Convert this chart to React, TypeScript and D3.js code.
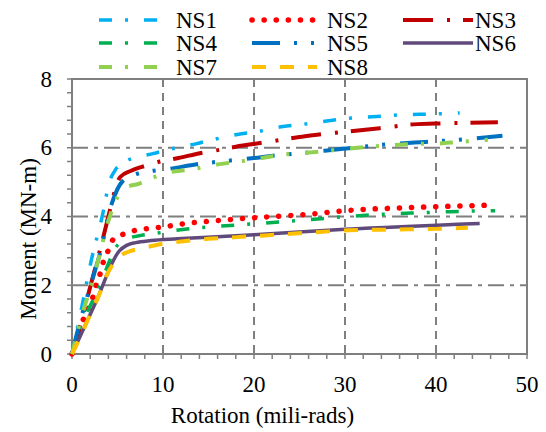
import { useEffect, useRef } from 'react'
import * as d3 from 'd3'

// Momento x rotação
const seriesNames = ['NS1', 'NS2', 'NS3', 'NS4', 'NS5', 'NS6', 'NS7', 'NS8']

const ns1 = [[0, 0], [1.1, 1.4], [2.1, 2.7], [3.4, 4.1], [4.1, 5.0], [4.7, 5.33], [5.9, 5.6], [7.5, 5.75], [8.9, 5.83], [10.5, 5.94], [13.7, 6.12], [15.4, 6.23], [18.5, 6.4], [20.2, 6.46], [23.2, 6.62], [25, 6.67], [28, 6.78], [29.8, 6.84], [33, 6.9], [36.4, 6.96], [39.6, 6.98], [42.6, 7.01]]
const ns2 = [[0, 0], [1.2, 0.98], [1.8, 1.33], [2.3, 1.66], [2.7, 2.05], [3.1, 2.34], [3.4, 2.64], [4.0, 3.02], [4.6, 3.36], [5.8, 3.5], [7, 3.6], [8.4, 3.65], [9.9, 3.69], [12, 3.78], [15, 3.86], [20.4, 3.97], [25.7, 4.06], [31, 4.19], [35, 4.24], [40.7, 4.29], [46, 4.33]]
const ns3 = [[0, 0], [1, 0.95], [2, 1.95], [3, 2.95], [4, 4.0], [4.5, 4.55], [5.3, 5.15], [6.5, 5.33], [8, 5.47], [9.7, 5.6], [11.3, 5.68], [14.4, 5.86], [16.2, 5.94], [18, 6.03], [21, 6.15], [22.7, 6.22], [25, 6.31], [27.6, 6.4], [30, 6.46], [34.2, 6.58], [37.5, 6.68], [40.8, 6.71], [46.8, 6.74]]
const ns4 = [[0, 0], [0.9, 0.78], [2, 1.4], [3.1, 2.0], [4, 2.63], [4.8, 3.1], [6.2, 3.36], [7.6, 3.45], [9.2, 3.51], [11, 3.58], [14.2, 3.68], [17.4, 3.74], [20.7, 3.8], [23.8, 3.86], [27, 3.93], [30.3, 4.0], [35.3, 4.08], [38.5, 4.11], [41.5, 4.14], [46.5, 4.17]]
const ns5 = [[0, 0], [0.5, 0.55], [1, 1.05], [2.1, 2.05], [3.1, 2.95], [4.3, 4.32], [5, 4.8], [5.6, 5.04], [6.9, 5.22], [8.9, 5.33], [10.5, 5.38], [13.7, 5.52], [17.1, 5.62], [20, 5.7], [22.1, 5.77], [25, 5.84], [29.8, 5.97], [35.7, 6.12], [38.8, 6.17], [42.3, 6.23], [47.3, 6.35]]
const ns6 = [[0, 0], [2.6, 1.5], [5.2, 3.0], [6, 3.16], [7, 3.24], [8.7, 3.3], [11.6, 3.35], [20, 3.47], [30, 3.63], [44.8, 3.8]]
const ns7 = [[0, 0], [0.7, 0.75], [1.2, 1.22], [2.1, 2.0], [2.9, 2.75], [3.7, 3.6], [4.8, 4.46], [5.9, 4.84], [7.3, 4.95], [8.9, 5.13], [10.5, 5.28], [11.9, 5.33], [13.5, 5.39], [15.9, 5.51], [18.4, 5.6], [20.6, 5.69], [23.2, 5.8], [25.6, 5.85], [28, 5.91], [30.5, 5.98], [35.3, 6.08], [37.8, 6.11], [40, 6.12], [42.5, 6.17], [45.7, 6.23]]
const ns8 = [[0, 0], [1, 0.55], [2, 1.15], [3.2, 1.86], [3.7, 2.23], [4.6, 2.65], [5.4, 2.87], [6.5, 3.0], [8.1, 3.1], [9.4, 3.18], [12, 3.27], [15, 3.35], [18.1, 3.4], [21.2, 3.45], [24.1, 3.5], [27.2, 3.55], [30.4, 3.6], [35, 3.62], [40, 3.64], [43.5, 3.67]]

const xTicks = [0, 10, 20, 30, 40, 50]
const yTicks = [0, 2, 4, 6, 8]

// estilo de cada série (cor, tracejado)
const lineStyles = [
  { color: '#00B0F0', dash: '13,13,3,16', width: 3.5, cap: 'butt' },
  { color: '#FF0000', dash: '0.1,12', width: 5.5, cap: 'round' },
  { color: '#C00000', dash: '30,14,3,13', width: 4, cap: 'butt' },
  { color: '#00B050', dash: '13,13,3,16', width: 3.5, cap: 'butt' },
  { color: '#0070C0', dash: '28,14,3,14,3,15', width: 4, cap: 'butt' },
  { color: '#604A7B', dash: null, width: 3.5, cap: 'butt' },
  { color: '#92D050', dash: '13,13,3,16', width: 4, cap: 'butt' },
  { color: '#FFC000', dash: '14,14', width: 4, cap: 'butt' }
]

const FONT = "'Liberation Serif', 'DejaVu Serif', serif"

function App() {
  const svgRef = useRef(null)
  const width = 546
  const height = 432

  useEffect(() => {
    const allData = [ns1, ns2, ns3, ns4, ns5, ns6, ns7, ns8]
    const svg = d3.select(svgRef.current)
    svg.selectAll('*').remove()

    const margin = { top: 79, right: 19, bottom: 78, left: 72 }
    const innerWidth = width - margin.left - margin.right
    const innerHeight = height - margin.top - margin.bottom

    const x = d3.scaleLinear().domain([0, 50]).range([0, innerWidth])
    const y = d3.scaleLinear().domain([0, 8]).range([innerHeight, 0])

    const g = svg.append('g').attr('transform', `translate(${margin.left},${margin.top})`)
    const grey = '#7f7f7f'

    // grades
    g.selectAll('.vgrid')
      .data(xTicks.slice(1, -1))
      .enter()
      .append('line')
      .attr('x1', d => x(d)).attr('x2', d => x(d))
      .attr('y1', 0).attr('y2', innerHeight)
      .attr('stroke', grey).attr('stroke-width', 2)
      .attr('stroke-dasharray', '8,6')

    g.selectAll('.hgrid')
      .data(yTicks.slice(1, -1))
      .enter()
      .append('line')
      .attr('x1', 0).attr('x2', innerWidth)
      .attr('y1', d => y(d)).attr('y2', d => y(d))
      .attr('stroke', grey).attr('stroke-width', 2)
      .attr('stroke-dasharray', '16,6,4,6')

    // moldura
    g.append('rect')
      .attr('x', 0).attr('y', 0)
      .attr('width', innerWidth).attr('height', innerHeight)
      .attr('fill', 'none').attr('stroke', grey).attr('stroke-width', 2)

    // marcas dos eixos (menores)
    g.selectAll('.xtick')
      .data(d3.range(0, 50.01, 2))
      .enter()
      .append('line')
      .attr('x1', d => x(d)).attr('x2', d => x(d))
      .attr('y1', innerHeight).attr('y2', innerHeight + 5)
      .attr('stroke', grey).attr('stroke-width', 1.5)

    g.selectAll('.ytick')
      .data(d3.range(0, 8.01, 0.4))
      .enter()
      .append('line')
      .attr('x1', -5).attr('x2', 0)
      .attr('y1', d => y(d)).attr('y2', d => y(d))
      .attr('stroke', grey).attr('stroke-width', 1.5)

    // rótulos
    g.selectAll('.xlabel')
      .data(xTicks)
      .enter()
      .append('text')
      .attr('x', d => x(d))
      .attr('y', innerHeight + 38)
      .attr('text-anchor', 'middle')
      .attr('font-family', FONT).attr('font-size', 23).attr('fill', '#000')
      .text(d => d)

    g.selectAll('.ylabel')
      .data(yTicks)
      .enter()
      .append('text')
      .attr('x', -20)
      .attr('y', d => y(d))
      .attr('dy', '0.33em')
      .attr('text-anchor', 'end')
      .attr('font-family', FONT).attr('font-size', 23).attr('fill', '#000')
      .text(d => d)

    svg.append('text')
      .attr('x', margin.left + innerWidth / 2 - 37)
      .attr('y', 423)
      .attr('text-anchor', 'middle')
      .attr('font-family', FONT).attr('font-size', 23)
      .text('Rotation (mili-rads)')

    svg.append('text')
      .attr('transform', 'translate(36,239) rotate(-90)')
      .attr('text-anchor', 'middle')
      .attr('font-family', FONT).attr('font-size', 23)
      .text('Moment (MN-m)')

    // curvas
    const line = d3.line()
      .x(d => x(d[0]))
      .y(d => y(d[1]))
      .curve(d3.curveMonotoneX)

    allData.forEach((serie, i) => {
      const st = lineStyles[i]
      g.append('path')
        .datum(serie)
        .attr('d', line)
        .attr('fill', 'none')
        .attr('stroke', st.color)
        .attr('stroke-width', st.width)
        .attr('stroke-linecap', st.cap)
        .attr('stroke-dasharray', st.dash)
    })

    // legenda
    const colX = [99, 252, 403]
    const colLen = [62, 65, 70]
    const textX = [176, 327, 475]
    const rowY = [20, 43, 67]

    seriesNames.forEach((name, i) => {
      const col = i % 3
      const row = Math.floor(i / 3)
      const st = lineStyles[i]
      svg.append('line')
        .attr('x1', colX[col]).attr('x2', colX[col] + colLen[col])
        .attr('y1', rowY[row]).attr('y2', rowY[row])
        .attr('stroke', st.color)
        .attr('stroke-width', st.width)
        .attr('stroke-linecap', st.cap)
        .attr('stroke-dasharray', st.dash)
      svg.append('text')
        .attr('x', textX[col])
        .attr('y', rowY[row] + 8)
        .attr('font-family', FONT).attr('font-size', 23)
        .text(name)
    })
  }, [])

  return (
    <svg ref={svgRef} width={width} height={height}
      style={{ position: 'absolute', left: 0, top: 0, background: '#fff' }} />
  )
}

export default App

Aim => Return the material line for line, from its beginning to the line that contains "['NS1', 'NS2', 'NS3', 'NS4', 'NS5', 'NS6', 'NS7', 'NS8']", with the pictures left out.

Solution =>
Convert this chart to React, TypeScript and D3.js code.
import { useEffect, useRef } from 'react'
import * as d3 from 'd3'

// Momento x rotação
const seriesNames = ['NS1', 'NS2', 'NS3', 'NS4', 'NS5', 'NS6', 'NS7', 'NS8']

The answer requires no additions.